Has that reflection altered in the light of recent events?
This is the craziest I’ve ever seen the world. I’ve never been more obsessed with paying attention to the news. I want to be there on the day when the big change happens. I don’t want to miss it.
I’m devastated and heartbroken about events of the last five weeks in Las Vegas, New York, Texas. The issues in my industry and the things that are being exposed there. Politically we’re living in the craziest situation I’ve ever witnessed. It’s just a head-scratching time. When you start adding it all up, looking at all these examples of chaos, you can’t help but worry about the future and where we’re going. But, maybe all of this is being brought to light so that we can see it as clearly as possible and make as many necessary changes as possible for the future.
It is the responsibility of the arts to hold up that mirror. It’s what great writers do, they expose those kinds of things. We get to perform it, so people can see it and hopefully not have to relive it. It frightens me when we have people in places of power that don’t understand the value of the arts. That don’t support it. That don’t get it. It’s a much bigger picture that they don’t seem to understand. That’s incredible to me.
This play certainly holds up the mirror. One of the things that immediately comes to mind is diversity in the office space. There’s no women in this play. That’s an issue I wouldn’t have thought about 20 years ago. Now I think about it. It makes us question why that presence doesn’t exist. You see that it’s chaos. These men with their egos and their vanity and their pride and their competitiveness. That lack of diversity is a real problem. But if there was a woman in this play, you can only imagine what that relationship would be like. It certainly wouldn’t be respectful. I’m sure these guys would create a brutal and abusive environment.

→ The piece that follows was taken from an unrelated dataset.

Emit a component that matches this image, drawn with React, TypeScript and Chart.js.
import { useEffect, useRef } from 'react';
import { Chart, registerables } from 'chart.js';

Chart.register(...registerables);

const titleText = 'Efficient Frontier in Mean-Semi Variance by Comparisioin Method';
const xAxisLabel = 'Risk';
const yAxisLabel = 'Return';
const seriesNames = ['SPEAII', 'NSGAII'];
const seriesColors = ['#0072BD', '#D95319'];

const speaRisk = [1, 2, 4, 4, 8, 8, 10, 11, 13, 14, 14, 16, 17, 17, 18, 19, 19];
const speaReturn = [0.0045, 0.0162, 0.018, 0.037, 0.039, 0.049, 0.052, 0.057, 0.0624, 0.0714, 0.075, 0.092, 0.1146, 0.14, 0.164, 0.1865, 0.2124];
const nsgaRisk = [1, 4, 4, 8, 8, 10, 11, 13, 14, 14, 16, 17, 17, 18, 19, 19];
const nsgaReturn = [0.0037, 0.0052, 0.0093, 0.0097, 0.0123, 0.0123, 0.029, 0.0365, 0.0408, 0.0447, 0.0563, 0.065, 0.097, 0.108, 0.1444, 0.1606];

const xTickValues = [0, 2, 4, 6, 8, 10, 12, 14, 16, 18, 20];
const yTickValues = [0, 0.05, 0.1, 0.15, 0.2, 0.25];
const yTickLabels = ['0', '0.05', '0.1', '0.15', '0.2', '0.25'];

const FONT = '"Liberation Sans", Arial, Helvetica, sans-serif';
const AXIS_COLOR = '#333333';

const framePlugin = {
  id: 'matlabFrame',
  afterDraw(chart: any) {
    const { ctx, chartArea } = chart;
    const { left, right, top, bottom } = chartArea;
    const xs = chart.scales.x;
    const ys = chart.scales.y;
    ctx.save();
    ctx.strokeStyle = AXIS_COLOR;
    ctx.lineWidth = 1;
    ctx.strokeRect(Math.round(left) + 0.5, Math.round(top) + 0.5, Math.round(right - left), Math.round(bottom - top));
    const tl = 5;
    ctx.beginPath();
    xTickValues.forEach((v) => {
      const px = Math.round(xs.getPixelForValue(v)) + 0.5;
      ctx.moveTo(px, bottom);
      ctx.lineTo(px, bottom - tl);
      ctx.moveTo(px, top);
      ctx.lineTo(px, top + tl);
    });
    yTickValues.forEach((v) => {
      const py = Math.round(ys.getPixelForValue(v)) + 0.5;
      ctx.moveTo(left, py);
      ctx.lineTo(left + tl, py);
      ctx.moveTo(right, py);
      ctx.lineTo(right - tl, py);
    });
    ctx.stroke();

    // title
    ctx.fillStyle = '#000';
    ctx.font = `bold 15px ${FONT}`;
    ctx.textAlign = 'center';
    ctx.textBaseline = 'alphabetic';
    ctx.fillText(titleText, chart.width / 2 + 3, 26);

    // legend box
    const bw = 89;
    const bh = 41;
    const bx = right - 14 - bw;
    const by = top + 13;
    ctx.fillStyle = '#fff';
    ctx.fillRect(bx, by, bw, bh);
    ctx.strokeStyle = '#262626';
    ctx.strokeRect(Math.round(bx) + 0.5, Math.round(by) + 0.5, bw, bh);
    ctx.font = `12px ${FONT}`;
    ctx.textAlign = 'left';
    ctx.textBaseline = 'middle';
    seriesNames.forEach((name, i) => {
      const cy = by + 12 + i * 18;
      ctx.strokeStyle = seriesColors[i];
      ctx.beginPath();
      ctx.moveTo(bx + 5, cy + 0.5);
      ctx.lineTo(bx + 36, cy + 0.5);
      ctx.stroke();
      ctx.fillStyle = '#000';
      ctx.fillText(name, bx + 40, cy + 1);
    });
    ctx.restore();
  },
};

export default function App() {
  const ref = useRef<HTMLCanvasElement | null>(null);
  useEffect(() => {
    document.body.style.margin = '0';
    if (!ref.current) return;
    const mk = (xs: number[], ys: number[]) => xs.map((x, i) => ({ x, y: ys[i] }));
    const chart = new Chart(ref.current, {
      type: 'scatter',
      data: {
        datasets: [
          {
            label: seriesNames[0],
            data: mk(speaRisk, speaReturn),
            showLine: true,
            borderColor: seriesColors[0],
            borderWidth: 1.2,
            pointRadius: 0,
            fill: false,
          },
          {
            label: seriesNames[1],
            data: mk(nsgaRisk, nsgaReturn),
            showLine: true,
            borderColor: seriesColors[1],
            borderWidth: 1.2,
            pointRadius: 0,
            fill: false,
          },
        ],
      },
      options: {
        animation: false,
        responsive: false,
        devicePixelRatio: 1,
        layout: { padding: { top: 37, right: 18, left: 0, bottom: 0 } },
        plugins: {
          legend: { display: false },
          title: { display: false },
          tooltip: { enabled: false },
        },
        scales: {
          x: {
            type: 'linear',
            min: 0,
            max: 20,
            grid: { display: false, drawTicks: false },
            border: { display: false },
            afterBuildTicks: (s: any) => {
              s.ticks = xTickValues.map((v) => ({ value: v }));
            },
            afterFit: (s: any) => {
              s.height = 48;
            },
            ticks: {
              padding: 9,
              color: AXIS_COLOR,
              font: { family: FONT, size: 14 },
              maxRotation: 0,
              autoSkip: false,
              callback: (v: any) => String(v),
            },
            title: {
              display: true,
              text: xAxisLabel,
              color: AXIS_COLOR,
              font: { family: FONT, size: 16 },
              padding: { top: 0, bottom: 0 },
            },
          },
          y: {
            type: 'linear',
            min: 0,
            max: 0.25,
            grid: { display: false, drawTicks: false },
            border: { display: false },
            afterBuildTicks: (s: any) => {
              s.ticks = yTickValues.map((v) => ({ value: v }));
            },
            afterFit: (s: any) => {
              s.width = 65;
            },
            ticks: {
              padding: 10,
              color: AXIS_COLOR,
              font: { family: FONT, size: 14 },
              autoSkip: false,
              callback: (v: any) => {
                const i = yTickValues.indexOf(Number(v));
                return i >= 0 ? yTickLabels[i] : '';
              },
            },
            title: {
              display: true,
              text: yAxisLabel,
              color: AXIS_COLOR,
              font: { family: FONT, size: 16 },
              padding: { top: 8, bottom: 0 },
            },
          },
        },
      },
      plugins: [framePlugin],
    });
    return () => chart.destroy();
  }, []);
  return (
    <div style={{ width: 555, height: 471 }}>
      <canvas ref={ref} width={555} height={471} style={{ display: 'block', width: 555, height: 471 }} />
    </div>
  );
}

How are you finding your British co-stars?
I love them. It’s an honour to share the stage with them. They’re phenomenal professionals. The only difficulty I have is that some of the writing is so brutal. Some of the things I have to say to Kris Marshall, it hurts because I like him so much.

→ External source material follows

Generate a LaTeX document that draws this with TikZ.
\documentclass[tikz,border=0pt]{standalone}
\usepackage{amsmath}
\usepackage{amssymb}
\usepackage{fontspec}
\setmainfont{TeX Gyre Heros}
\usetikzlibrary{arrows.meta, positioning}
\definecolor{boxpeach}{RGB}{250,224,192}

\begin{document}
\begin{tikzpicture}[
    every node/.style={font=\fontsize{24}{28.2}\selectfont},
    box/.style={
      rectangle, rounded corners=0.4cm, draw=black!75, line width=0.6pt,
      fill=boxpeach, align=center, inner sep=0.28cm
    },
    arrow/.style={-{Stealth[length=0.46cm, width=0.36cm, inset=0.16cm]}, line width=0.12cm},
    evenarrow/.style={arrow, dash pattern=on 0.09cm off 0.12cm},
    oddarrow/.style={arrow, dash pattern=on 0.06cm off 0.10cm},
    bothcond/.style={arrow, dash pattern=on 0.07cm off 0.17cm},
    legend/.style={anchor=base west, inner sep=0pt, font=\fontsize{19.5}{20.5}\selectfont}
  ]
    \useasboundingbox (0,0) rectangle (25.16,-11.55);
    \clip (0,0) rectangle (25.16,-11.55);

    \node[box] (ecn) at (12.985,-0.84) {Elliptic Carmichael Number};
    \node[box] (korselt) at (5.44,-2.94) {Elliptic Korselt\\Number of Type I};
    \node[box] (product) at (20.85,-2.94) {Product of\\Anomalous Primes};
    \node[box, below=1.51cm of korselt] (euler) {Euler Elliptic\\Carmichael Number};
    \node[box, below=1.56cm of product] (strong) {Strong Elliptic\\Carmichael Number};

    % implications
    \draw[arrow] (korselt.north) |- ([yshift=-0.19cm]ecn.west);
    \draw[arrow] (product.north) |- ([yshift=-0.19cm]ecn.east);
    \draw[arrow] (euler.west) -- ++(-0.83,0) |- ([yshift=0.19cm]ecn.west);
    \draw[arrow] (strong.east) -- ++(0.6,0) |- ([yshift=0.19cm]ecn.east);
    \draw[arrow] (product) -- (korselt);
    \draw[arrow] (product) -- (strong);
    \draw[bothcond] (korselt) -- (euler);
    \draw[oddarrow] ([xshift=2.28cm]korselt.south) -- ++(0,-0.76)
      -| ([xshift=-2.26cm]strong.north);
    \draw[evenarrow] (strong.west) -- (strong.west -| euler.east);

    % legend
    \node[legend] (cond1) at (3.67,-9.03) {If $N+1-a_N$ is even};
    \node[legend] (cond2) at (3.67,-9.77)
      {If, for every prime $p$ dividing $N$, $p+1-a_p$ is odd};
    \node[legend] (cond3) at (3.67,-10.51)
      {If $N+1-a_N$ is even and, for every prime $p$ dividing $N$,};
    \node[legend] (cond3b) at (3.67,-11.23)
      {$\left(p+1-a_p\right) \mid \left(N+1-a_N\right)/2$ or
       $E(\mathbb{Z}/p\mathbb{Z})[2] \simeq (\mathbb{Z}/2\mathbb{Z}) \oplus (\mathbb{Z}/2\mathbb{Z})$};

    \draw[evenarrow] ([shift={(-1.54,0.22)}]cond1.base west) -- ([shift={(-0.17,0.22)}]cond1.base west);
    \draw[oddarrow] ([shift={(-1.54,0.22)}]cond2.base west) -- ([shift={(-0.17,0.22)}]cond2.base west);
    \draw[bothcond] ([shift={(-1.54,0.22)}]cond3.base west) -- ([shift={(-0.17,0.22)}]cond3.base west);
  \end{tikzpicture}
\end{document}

How does it feel to be back on stage and performing live?
Theatre is definitely one of my first loves. There’s nothing more enriching than having the raw theatrical experience of sitting there and watching a play. I think London really gets that. London audiences have a great deal of respect and appreciation for theatre. There are moments in this play when you could hear a pin drop, and this place seats 800 people. For them to be that focused and appreciative is remarkable. Nothing beats it.